Итак, на роль цветаевского “прекрасного юноши” находится ещё один претендент — это тоже русский Байрон, Пушкин, переправляющийся ночью на корабле “мимо полуденных берегов Тавриды, в Юрзуф”. Тема гибели юноши — на этот раз не опосредованно, через Петина, а непосредственно, напрямую — тоже может быть соотнесена с Пушкиным.

Образность цветаевского текста, связанная с темой смерти, представляется нам наиболее загадочной. При упоминании о гибели героя дважды звучит один и тот же мотив: “И в роковую грудь, пронзённую звездою…”, “О том, как он погиб, звездою заклеймён”. Пытаясь истолковать эти строки Цветаевой, мы рискнём предположить, что мотив “злых звёзд” или “злой звезды” имеет тоже биографический подтекст. Однако в записных книжках поэтессы он зафиксирован немного позже, чем было написано “батюшковское” стихотворение Цветаевой. Через две недели после его создания, 14 ноября 1918 года она записала слова дочери: “Марина! Мне кажется, что всё небо кружится. — Я боюсь звёзд!” Ещё через две недели в письме отцу Аля вернётся к этой теме: “Милый папа, раз мы вечером гуляли, я посмотрела на небо, всё небо кружилось. Я очень испугалась и сказала это маме. Мама сказала, что небо действительно кружится. Мне стало ещё страшнее <…> И мама мне сказала, что нужно — чтобы не бояться звёзд — сделать их своими друзьями”. Использованная Цветаевой формула “звездою заклеймён”, очевидно, образована из фразеологизма “рождён под звездою”. Интересно, что образ гибельной звезды тоже может быть косвенно связан с Сергеем Эфроном и вполне обоснованными опасениями за его жизнь.

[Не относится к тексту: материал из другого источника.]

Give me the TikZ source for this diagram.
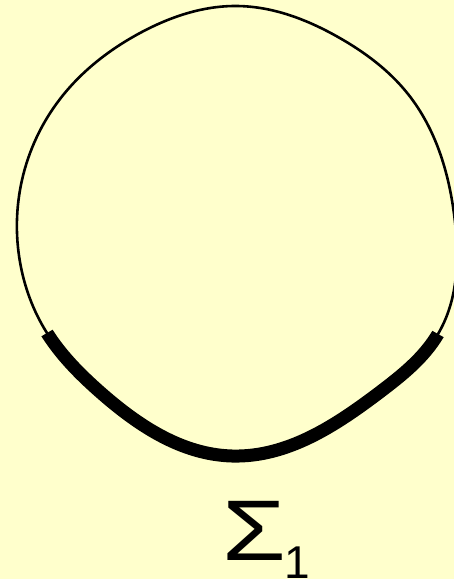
\documentclass[tikz,border=0pt]{standalone}
\usepackage{fontspec}
\setmainfont{Liberation Sans}
\usetikzlibrary{hobby}
\begin{document}
\begin{tikzpicture}[x=1pt,y=-1pt,
  thinline/.style={line width=2.6pt, black},
  thickline/.style={line width=13pt, black},
  use Hobby shortcut]
\fill[fill={rgb,255:red,255;green,255;blue,204}] (0,0) rectangle (454,579);
\useasboundingbox (0,0) rectangle (454,579);
\coordinate (p1) at (237,6);
\coordinate (p2) at (338,37);
\coordinate (p3) at (408,94);
\coordinate (p4) at (455,222);
\coordinate (p6) at (438,334);
\coordinate (p7) at (380,392);
\coordinate (p8) at (232,456);
\coordinate (p9) at (100,392);
\coordinate (p10) at (47,333);
\coordinate (p11) at (20,262);
\coordinate (p12) at (22,180);
\coordinate (p13) at (60,99);
\coordinate (p14) at (140,33);
\draw[thinline, closed=true] (p1) .. (p2) .. (p3) .. (p4) .. (p6) .. (p7) .. (p8)
  .. (p9) .. (p10) .. (p11) .. (p12) .. (p13) .. (p14);
\begin{scope}
\clip (-21,373) -- (149,273) -- (336,277) -- (506,372) -- (506,600) -- (-21,600) -- cycle;
\draw[thickline, closed=true] (p1) .. (p2) .. (p3) .. (p4) .. (p6) .. (p7) .. (p8)
  .. (p9) .. (p10) .. (p11) .. (p12) .. (p13) .. (p14);
\end{scope}
\node[anchor=base west, inner sep=0pt, font=\fontsize{86}{86}\selectfont] (sigma) at (222,560) {\scalebox{1.2}[1]{Σ}};
\node[anchor=base west, inner sep=0pt, font=\fontsize{46}{46}\selectfont] (one) at (sigma.base east) [xshift=-2pt, yshift=-18pt] {1};
\end{tikzpicture}
\end{document}
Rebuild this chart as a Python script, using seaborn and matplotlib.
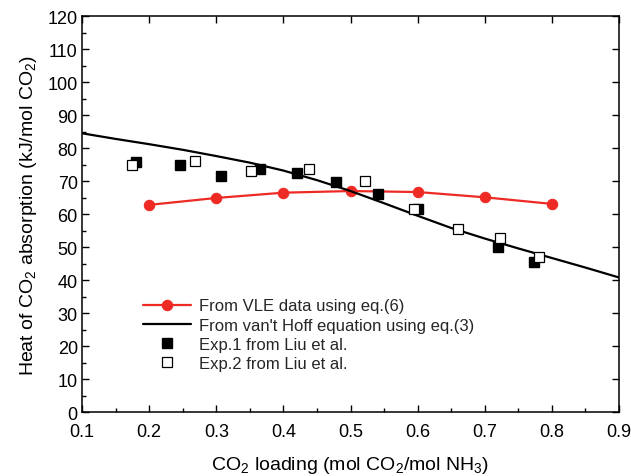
import matplotlib
matplotlib.use("Agg")
import matplotlib.pyplot as plt
import seaborn as sns
import pandas as pd
from matplotlib.ticker import MultipleLocator

sns.set_theme(style="white")
plt.rcParams['font.family'] = ['Liberation Sans', 'DejaVu Sans']
plt.rcParams['mathtext.fontset'] = 'custom'
plt.rcParams['mathtext.rm'] = 'Liberation Sans'

# VLE data (eq.6)
vle_x = [0.2, 0.3, 0.4, 0.5, 0.6, 0.7, 0.8]
vle_y = [62.8, 64.9, 66.5, 67.0, 66.7, 65.1, 63.1]

# van't Hoff (eq.3)
vh_x = [0.1, 0.15, 0.2, 0.25, 0.3, 0.35, 0.4, 0.45, 0.5, 0.55, 0.6, 0.65, 0.7, 0.75, 0.8, 0.85, 0.9]
vh_y = [84.5, 82.8, 81.2, 79.5, 77.6, 75.6, 73.2, 70.3, 67.0, 63.3, 59.5, 55.8, 52.6, 49.6, 46.7, 43.8, 40.8]

# Exp.1 (filled squares)
exp1_x = [0.181, 0.246, 0.307, 0.365, 0.420, 0.479, 0.541, 0.600, 0.719, 0.774]
exp1_y = [75.7, 74.9, 71.6, 73.8, 72.6, 69.6, 66.1, 61.5, 49.9, 45.4]

# Exp.2 (open squares)
exp2_x = [0.175, 0.269, 0.352, 0.438, 0.521, 0.594, 0.660, 0.722, 0.781]
exp2_y = [74.8, 76.2, 73.1, 73.6, 70.1, 61.7, 55.5, 52.7, 47.1]

fig = plt.figure(figsize=(6.31, 4.77), dpi=100)
ax = fig.add_axes([0.130, 0.134, 0.851, 0.830])

red = "#ee2a24"
sns.lineplot(x=vle_x, y=vle_y, ax=ax, color=red, marker="o", markersize=7.5,
             markeredgecolor=red, linewidth=1.6, label="From VLE data using eq.(6)")
sns.lineplot(x=vh_x, y=vh_y, ax=ax, color="black", linewidth=1.6,
             label="From van't Hoff equation using eq.(3)")
ax.plot(exp1_x, exp1_y, linestyle="none", marker="s", markersize=7,
        color="black", markeredgecolor="black", label="Exp.1 from Liu et al.")
ax.plot(exp2_x, exp2_y, linestyle="none", marker="s", markersize=7,
        markerfacecolor="white", markeredgecolor="black", markeredgewidth=0.9,
        label="Exp.2 from Liu et al.")

ax.set_xlim(0.1, 0.9)
ax.set_ylim(0, 120)
ax.xaxis.set_major_locator(MultipleLocator(0.1))
ax.xaxis.set_minor_locator(MultipleLocator(0.05))
ax.yaxis.set_major_locator(MultipleLocator(10))
ax.yaxis.set_minor_locator(MultipleLocator(5))
ax.set_xticklabels([f"{v:.1f}" for v in ax.get_xticks()])

ax.tick_params(axis="both", which="major", direction="in", length=5, width=1,
               labelsize=13, color="black", labelcolor="black", pad=3,
               top=True, right=True, bottom=True, left=True)
ax.tick_params(axis="x", which="major", pad=8)
ax.tick_params(axis="both", which="minor", direction="in", length=3, width=1,
               color="black", bottom=True, left=True, top=False, right=False)
for s in ax.spines.values():
    s.set_color("black")
    s.set_linewidth(1.1)

ax.set_xlabel("CO$_2$ loading (mol CO$_2$/mol NH$_3$)", fontsize=14, color="black", labelpad=10)
ax.set_ylabel("Heat of CO$_2$ absorption (kJ/mol CO$_2$)", fontsize=14, color="black", labelpad=6)

leg = ax.legend(loc="lower left", bbox_to_anchor=(0.085, 0.066), frameon=False,
                fontsize=12, handlelength=2.9, handletextpad=0.5, labelspacing=0.25)

fig.savefig("out.png", dpi=100, facecolor="white")
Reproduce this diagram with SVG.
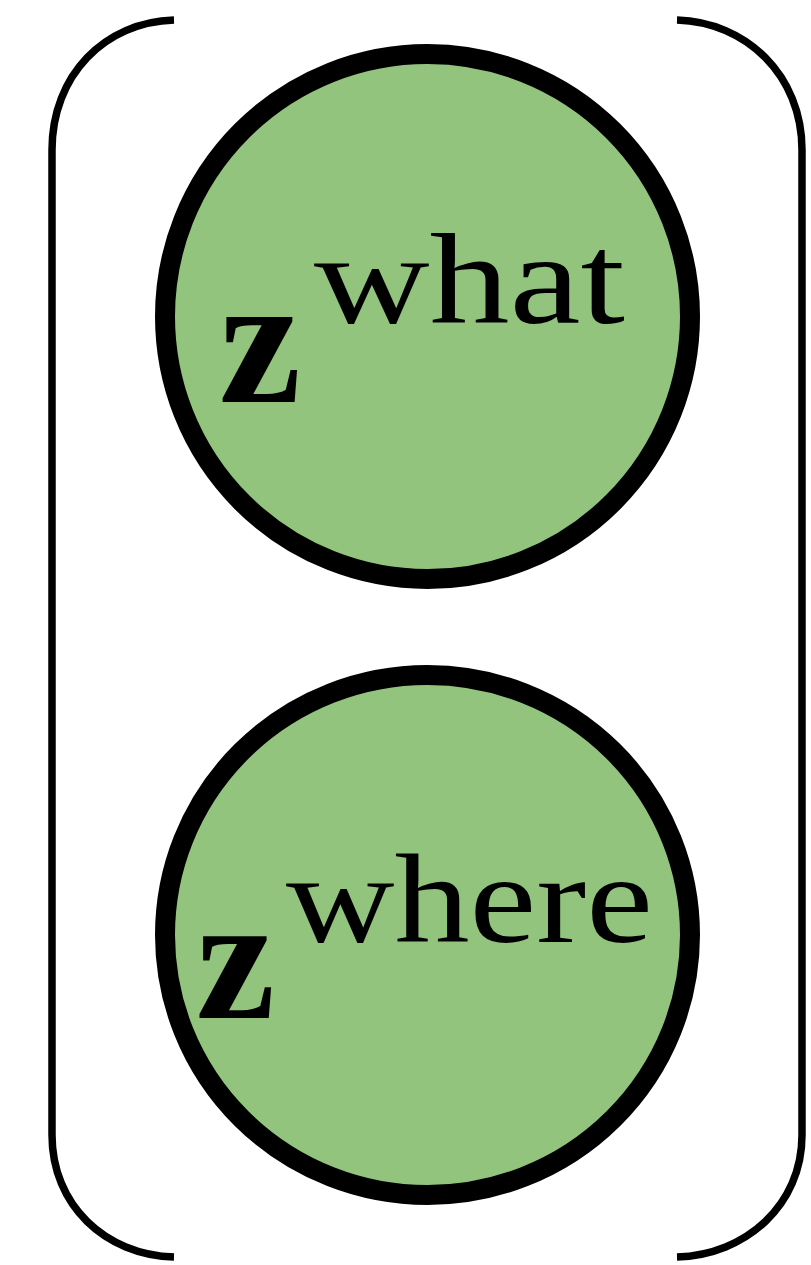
<svg xmlns="http://www.w3.org/2000/svg" width="811" height="1265" viewBox="0 0 811 1265">
<style>
.bracket{fill:none;stroke:#000;stroke-width:7.5;stroke-linecap:butt}
.node{fill:#93c47d;stroke:#000;stroke-width:20}
.z{font-family:"Liberation Serif",serif;font-weight:bold;fill:#000}
.sup{font-family:"Liberation Serif",serif;fill:#000}
</style>
<rect width="811" height="1265" fill="#fff"/>
<g id="brackets">
<path class="bracket" d="M174,20 C105,22 52,75 52,150 L52,1135 C52,1205 105,1255 174,1257"/>
<path class="bracket" d="M677,20 C746,22 802,75 802,150 L802,1135 C802,1205 746,1255 677,1257"/>
</g>
<g id="connectors"></g>
<g id="node-what">
<ellipse class="node" cx="427.5" cy="316.5" rx="262.5" ry="262.5"/>
<text class="z" x="219" y="402" font-size="185">z</text>
<text class="sup" x="314" y="323" font-size="130" textLength="311" lengthAdjust="spacingAndGlyphs">what</text>
</g>
<g id="node-where">
<ellipse class="node" cx="427.5" cy="935" rx="262.5" ry="260"/>
<text class="z" x="196" y="1018" font-size="178">z</text>
<text class="sup" x="286" y="942" font-size="127" textLength="367" lengthAdjust="spacingAndGlyphs">where</text>
</g>
</svg>
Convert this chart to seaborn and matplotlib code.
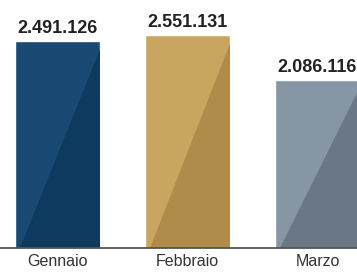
import numpy as np
import pandas as pd
import matplotlib
matplotlib.use("Agg")
import matplotlib.pyplot as plt
from matplotlib.patches import Polygon
import seaborn as sns

# monthly values
months = ["Gennaio", "Febbraio", "Marzo"]
values = [2491126, 2551131, 2086116]
value_labels = ["2.491.126", "2.551.131", "2.086.116"]

# light side / shaded side of each bar
light_colors = ["#194a73", "#c9a55f", "#8796a5"]
dark_colors = ["#0e3a5f", "#b18b4a", "#6a7886"]

df = pd.DataFrame({"mese": months, "valore": values})

sns.set_theme(style="white")
plt.rcParams["font.family"] = ["Liberation Sans", "DejaVu Sans"]

fig = plt.figure(figsize=(3.57, 2.73), dpi=100)
ax = fig.add_axes([0, 25 / 273, 1, 248 / 273])

sns.barplot(data=df, x="mese", y="valore", hue="mese", palette=light_colors,
            legend=False, width=0.654, saturation=1, ax=ax)

ax.set_xlim(-0.442, 2.304)
ax.set_ylim(341500, 2916800)

# darker diagonal half on each bar
for patch, dc in zip(ax.patches, dark_colors):
    x0 = patch.get_x()
    w = patch.get_width()
    y0 = ax.get_ylim()[0]
    y1 = patch.get_y() + patch.get_height()
    h = y1 - y0
    tri = Polygon([(x0 + 0.06 * w, y0), (x0 + w, y1 - 0.04 * h), (x0 + w, y0)],
                  closed=True, facecolor=dc, edgecolor="none", zorder=patch.get_zorder() + 0.1)
    ax.add_patch(tri)

# value labels above bars
for i, (v, lab) in enumerate(zip(values, value_labels)):
    ax.annotate(lab, (i, v), xytext=(0, 3), textcoords="offset points",
                ha="center", va="bottom", fontsize=13, fontweight="bold", color="#222222")

for s in ["top", "right", "left"]:
    ax.spines[s].set_visible(False)
ax.spines["bottom"].set_color("#555555")
ax.spines["bottom"].set_linewidth(1.3)
ax.set_yticks([])
ax.set_xlabel("")
ax.set_ylabel("")
ax.tick_params(axis="x", length=0, pad=4, labelsize=11.5, labelcolor="#333333")
fig.patch.set_facecolor("white")

fig.savefig("out.png", dpi=100, facecolor="white")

Думается, что настоятельной потребностью перевести центральный байронический образ стихотворения в русский регистр и таким способом соотнести его с судьбой С. Эфрона и вызван интерес Цветаевой к батюшковской элегии. Этим стремлением поэтессы объясняется и призыв оплакать смерть “прекрасного юноши”, обращённый, вероятно, прежде всего к дочери Байрона — “Плачь, крошка Ада!”, имя которой, впрочем, совпадает с именем маленькой дочери Цветаевой — Ариадны Эфрон.

Итак, центральный образ цветаевского текста многослоен. Перечислим по порядку его составляющие: это Байрон, Чайльд-Гарольд, Батюшков, Пушкин, Одиссей, братья Эфрон.